If you’re building a dashboard, it’s likely your user research wasn’t finished.
We're a curious bunch here at Clearleft, always encouraged to 'Ask the question' so we thought this was perfect debating ground. But before that, we needed to get our definitions straight. What exactly is a dashboard?
Chris put forward his definition. A dashboard, he said, comprises three things:
- A visual display of data that
- monitors conditions and
- informs actions.
That last point is where Chris sees most dashboards falling down. They’re showing data but the data they show is whatever’s easiest to gather. Think of those displays in the reception area of a company’s lobby. They give the impression of a data-driven company because there’s a chart with numbers moving. But those numbers could be anything. Some beautifully generated digital art would do the same job.
Richard pointed out that the audience matters too. For instance, internally at Clearleft, we've created a new company dashboard (as part of growing transparency following becoming employee owned). The leadership team use this for forecasting and decision-making. But the same dashboard can be used to give everyone in the company a general sense of where we're at. He warned to ale always ask 'why' we're providing that information? And what do we expect our teams to do with it?
Andy agreed that you need to be strategic about what to include on a dashboard so that it informs some intelligent decision-making. But don’t expect a dashboard to pre-emptively suggest solutions for you. You need to apply a heavy dose of interpretation.

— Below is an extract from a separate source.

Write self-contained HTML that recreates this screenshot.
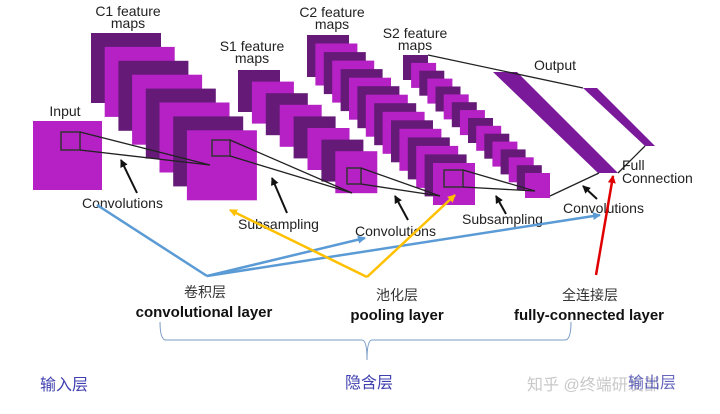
<!DOCTYPE html>
<html><head><meta charset="utf-8"><style>
html,body{margin:0;padding:0;background:#fff;}
svg{display:block;}
text{font-family:"Liberation Sans","Noto Sans CJK SC",sans-serif;}
</style></head><body>
<svg width="720" height="414" viewBox="0 0 720 414" xmlns="http://www.w3.org/2000/svg">
<defs>
<marker id="ab" markerWidth="8" markerHeight="8" refX="7" refY="4" orient="auto" markerUnits="userSpaceOnUse"><path d="M0,0 L8,4 L0,8 z" fill="#5b9bd5"/></marker>
<marker id="ay" markerWidth="8" markerHeight="8" refX="7" refY="4" orient="auto" markerUnits="userSpaceOnUse"><path d="M0,0 L8,4 L0,8 z" fill="#ffc000"/></marker>
<marker id="ar" markerWidth="8" markerHeight="8" refX="7" refY="4" orient="auto" markerUnits="userSpaceOnUse"><path d="M0,0 L8,4 L0,8 z" fill="#e00000"/></marker>
<marker id="ak" markerWidth="8" markerHeight="8" refX="7" refY="4" orient="auto" markerUnits="userSpaceOnUse"><path d="M0,0 L8,4 L0,8 z" fill="#111"/></marker>
</defs>
<g font-size="14" fill="#222" text-anchor="middle">
<text x="128" y="16">C1 feature</text><text x="128" y="28">maps</text>
<text x="252" y="51">S1 feature</text><text x="252" y="63">maps</text>
<text x="332" y="17">C2 feature</text><text x="332" y="29">maps</text>
<text x="415" y="38">S2 feature</text><text x="415" y="50">maps</text>
<text x="555" y="70">Output</text>
<text x="65" y="116">Input</text>
</g>
<!-- Input -->
<rect x="33" y="121" width="69" height="69" fill="#b521c4"/>
<rect x="61" y="132" width="19" height="18" fill="none" stroke="#333" stroke-width="1.5"/>
<!-- C1 -->
<g>
<rect x="91" y="33" width="70" height="70" fill="#651a78"/>
<rect x="104.7" y="46.9" width="70" height="70" fill="#b521c4"/>
<rect x="118.4" y="60.8" width="70" height="70" fill="#651a78"/>
<rect x="132.1" y="74.7" width="70" height="70" fill="#b521c4"/>
<rect x="145.8" y="88.6" width="70" height="70" fill="#651a78"/>
<rect x="159.5" y="102.5" width="70" height="70" fill="#b521c4"/>
<rect x="173.2" y="116.4" width="70" height="70" fill="#651a78"/>
<rect x="186.9" y="130.3" width="70" height="70" fill="#b521c4"/>
</g>
<rect x="212" y="140" width="18" height="16" fill="none" stroke="#333" stroke-width="1.5"/>
<!-- S1 -->
<g>
<rect x="238" y="70" width="42" height="42" fill="#651a78"/>
<rect x="251.9" y="81.6" width="42" height="42" fill="#b521c4"/>
<rect x="265.8" y="93.2" width="42" height="42" fill="#651a78"/>
<rect x="279.7" y="104.8" width="42" height="42" fill="#b521c4"/>
<rect x="293.6" y="116.4" width="42" height="42" fill="#651a78"/>
<rect x="307.5" y="128" width="42" height="42" fill="#b521c4"/>
<rect x="321.4" y="139.6" width="42" height="42" fill="#651a78"/>
<rect x="335.3" y="151.2" width="42" height="42" fill="#b521c4"/>
</g>
<!-- C2 -->
<g>
<rect x="307" y="35" width="42" height="42" fill="#651a78"/>
<rect x="315.4" y="43.5" width="42" height="42" fill="#b521c4"/>
<rect x="323.8" y="52.1" width="42" height="42" fill="#651a78"/>
<rect x="332.2" y="60.6" width="42" height="42" fill="#b521c4"/>
<rect x="340.6" y="69.1" width="42" height="42" fill="#651a78"/>
<rect x="349" y="77.7" width="42" height="42" fill="#b521c4"/>
<rect x="357.4" y="86.2" width="42" height="42" fill="#651a78"/>
<rect x="365.8" y="94.7" width="42" height="42" fill="#b521c4"/>
<rect x="374.2" y="103.2" width="42" height="42" fill="#651a78"/>
<rect x="382.6" y="111.8" width="42" height="42" fill="#b521c4"/>
<rect x="391" y="120.3" width="42" height="42" fill="#651a78"/>
<rect x="399.4" y="128.8" width="42" height="42" fill="#b521c4"/>
<rect x="407.8" y="137.4" width="42" height="42" fill="#651a78"/>
<rect x="416.2" y="145.9" width="42" height="42" fill="#b521c4"/>
<rect x="424.6" y="154.4" width="42" height="42" fill="#651a78"/>
<rect x="433" y="163" width="42" height="42" fill="#b521c4"/>
</g>
<rect x="347" y="168" width="14" height="16" fill="none" stroke="#333" stroke-width="1.5"/>
<rect x="444" y="170" width="19" height="17" fill="none" stroke="#333" stroke-width="1.5"/>
<!-- S2 -->
<g>
<rect x="403" y="55" width="25" height="25" fill="#651a78"/>
<rect x="411.1" y="62.9" width="25" height="25" fill="#b521c4"/>
<rect x="419.3" y="70.7" width="25" height="25" fill="#651a78"/>
<rect x="427.4" y="78.6" width="25" height="25" fill="#b521c4"/>
<rect x="435.5" y="86.5" width="25" height="25" fill="#651a78"/>
<rect x="443.7" y="94.4" width="25" height="25" fill="#b521c4"/>
<rect x="451.8" y="102.2" width="25" height="25" fill="#651a78"/>
<rect x="459.9" y="110.1" width="25" height="25" fill="#b521c4"/>
<rect x="468" y="118" width="25" height="25" fill="#651a78"/>
<rect x="476.2" y="125.8" width="25" height="25" fill="#b521c4"/>
<rect x="484.3" y="133.7" width="25" height="25" fill="#651a78"/>
<rect x="492.4" y="141.6" width="25" height="25" fill="#b521c4"/>
<rect x="500.6" y="149.4" width="25" height="25" fill="#651a78"/>
<rect x="508.7" y="157.3" width="25" height="25" fill="#b521c4"/>
<rect x="516.8" y="165.2" width="25" height="25" fill="#651a78"/>
<rect x="525" y="173" width="25" height="25" fill="#b521c4"/>
</g>
<!-- Output -->
<polygon points="493,72 517,72 618,173 598,173" fill="#7a1a9a"/>
<polygon points="583,88 597,88 655,146 645,146" fill="#7a1a9a"/>
<!-- cone lines -->
<g stroke="#222" stroke-width="1.3" fill="none">
<line x1="80" y1="132" x2="210" y2="165"/><line x1="80" y1="150" x2="210" y2="165"/>
<line x1="230" y1="140" x2="352" y2="193"/><line x1="230" y1="156" x2="352" y2="193"/>
<line x1="361" y1="168" x2="440" y2="196"/><line x1="361" y1="184" x2="440" y2="196"/>
<line x1="463" y1="170" x2="535" y2="191"/><line x1="463" y1="187" x2="535" y2="191"/>
<line x1="428" y1="55" x2="583" y2="88"/>
<line x1="550" y1="196" x2="599" y2="173"/>
<line x1="618" y1="173" x2="645" y2="146"/>
</g>
<!-- black arrows -->
<g stroke="#111" stroke-width="2" marker-end="url(#ak)">
<line x1="137" y1="193" x2="121" y2="160"/>
<line x1="287" y1="213" x2="272" y2="178"/>
<line x1="408" y1="220" x2="395" y2="196"/>
<line x1="506" y1="214" x2="496" y2="196"/>
<line x1="597" y1="199" x2="583" y2="186"/>
</g>
<g font-size="14" fill="#222">
<text x="82" y="208">Convolutions</text>
<text x="238" y="229">Subsampling</text>
<text x="355" y="236">Convolutions</text>
<text x="462" y="224">Subsampling</text>
<text x="563" y="213">Convolutions</text>
<text x="622" y="170">Full</text>
<text x="622" y="183">Connection</text>
</g>
<!-- colored arrows -->
<g stroke-width="2.5" fill="none">
<line x1="97" y1="205" x2="207" y2="276" stroke="#5b9bd5"/>
<line x1="207" y1="276" x2="365" y2="238" stroke="#5b9bd5" marker-end="url(#ab)"/>
<line x1="207" y1="276" x2="600" y2="215" stroke="#5b9bd5" marker-end="url(#ab)"/>
<line x1="367" y1="277" x2="230" y2="210" stroke="#ffc000" marker-end="url(#ay)"/>
<line x1="367" y1="277" x2="455" y2="195" stroke="#ffc000" marker-end="url(#ay)"/>
<line x1="596" y1="275" x2="613" y2="176" stroke="#e00000" marker-end="url(#ar)"/>
</g>
<!-- bottom labels -->
<g text-anchor="middle">
<text x="205" y="297" font-size="14" fill="#333">卷积层</text>
<text x="204" y="317" font-size="15" font-weight="bold" fill="#111">convolutional layer</text>
<text x="397" y="300" font-size="14" fill="#333">池化层</text>
<text x="397" y="320" font-size="15" font-weight="bold" fill="#111">pooling layer</text>
<text x="590" y="300" font-size="14" fill="#333">全连接层</text>
<text x="589" y="320" font-size="15" font-weight="bold" fill="#111">fully-connected layer</text>
</g>
<path d="M160,322 Q160,340 166,340 L362,340 Q367,340 367,360 Q367,340 372,340 L565,340 Q571,340 571,322" fill="none" stroke="#7a9cc6" stroke-width="1"/>
<g font-size="16" fill="#4040b0">
<text x="40" y="390">输入层</text>
<text x="345" y="388">隐含层</text>
</g>
<text x="527" y="390" font-size="16" fill="#c8c8c8">知乎 @终端研发部</text>
<text x="628" y="388" font-size="16" fill="#4040b0" opacity="0.8">输出层</text>
</svg>
</body></html>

So if a number is going up or down, do you have enough information to judge whether that’s a long-term trend or a short-term blip?
Remember there is a fundamental difference between data and metrics. Data only becomes a metric when you’ve got something to judge that number by. Dashboards can help, but you need to be aware of our bias towards pattern-matching.
Jeremy agreed that dashboards can be a useful guide, but he warns against mistaking the map for the territory. When it comes to metrics, he said, you need to consider the McNamara fallacy. Reducing success to a measurement can backfire. You end up giving too much weight to what can be measured and not enough weight to things that are hard to measure. There’s Goodhart’s law too:
When a measure becomes a target, it ceases to be a good measure.
Done well, there's no doubt a dashboard can help you fight through the noise to get a really clear synthesis of information.
When we mentioned in our newsletter that we were discussing dashboards, our friend Brian Suda—informatician and author of Designing With Data—chimed in with his thoughts:
I think dashboards are great, it is just that most dashboards fail on their purpose.
A car’s dashboard are not vanity metrics; most corporate ones are. Most dashboards you see in any office will have either vanity metrics, or some metric which is not actually actionable.
Katie warned that in her experience designing business tools there's a risk to mitigate, that the longer they're around the more they are abused and everything begins to lose meaning. The sweet spot for her is designing for power users, customisable dashboards that users use every day. They work well for those users who need operational oversight.
Perhaps we’re all in agreement here. Most dashboards aren’t good. But that doesn’t mean that all dashboards are bad. Or, as Katie loves to say ...it depends.